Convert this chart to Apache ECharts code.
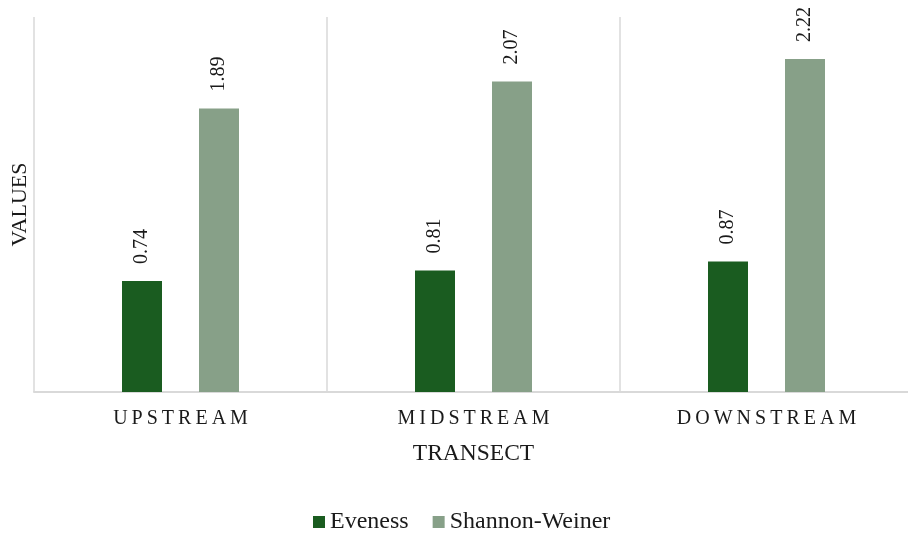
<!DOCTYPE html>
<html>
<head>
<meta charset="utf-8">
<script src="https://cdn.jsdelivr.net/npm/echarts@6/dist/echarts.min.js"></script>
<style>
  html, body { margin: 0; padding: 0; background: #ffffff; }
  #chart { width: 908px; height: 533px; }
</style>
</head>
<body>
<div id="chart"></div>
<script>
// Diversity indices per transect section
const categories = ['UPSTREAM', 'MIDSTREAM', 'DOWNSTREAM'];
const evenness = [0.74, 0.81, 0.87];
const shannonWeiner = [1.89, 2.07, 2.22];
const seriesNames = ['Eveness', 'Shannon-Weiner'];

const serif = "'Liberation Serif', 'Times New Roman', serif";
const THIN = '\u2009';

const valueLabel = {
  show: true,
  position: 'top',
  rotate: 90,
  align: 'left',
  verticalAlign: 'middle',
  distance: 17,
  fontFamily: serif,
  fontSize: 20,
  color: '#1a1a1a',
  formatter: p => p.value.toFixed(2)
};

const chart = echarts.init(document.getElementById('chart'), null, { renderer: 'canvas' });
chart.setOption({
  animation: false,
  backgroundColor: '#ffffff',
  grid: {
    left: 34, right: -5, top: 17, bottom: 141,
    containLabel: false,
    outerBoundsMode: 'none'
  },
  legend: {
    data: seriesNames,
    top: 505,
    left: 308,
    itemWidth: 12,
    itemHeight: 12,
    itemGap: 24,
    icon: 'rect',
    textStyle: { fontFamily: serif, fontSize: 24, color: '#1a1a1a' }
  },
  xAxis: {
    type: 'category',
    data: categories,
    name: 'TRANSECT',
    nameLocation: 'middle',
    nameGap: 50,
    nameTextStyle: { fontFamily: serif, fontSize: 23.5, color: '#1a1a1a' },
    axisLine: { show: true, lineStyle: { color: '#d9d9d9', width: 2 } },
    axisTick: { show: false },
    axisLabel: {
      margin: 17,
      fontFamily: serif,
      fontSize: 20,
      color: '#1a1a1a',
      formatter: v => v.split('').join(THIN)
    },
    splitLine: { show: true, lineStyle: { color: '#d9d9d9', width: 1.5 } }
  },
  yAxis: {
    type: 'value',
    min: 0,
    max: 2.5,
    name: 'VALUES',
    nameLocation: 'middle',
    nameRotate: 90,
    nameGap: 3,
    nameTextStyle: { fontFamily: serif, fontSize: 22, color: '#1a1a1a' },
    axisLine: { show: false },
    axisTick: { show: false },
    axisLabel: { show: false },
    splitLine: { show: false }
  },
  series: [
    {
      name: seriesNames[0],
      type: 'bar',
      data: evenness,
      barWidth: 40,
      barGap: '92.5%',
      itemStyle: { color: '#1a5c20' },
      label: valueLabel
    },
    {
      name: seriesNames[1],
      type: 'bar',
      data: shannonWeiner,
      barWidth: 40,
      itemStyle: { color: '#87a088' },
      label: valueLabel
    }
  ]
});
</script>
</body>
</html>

▬▬▬▬▬▬▬▬▬▬

Restate the data word for word from its first line through the line with "const THIN = '\u2009';", leaving out any picture along the way.

:: Exercise answer ::
Convert this chart to Apache ECharts code.
<!DOCTYPE html>
<html>
<head>
<meta charset="utf-8">
<script src="https://cdn.jsdelivr.net/npm/echarts@6/dist/echarts.min.js"></script>
<style>
  html, body { margin: 0; padding: 0; background: #ffffff; }
  #chart { width: 908px; height: 533px; }
</style>
</head>
<body>
<div id="chart"></div>
<script>
// Diversity indices per transect section
const categories = ['UPSTREAM', 'MIDSTREAM', 'DOWNSTREAM'];
const evenness = [0.74, 0.81, 0.87];
const shannonWeiner = [1.89, 2.07, 2.22];
const seriesNames = ['Eveness', 'Shannon-Weiner'];

const serif = "'Liberation Serif', 'Times New Roman', serif";
const THIN = '\u2009';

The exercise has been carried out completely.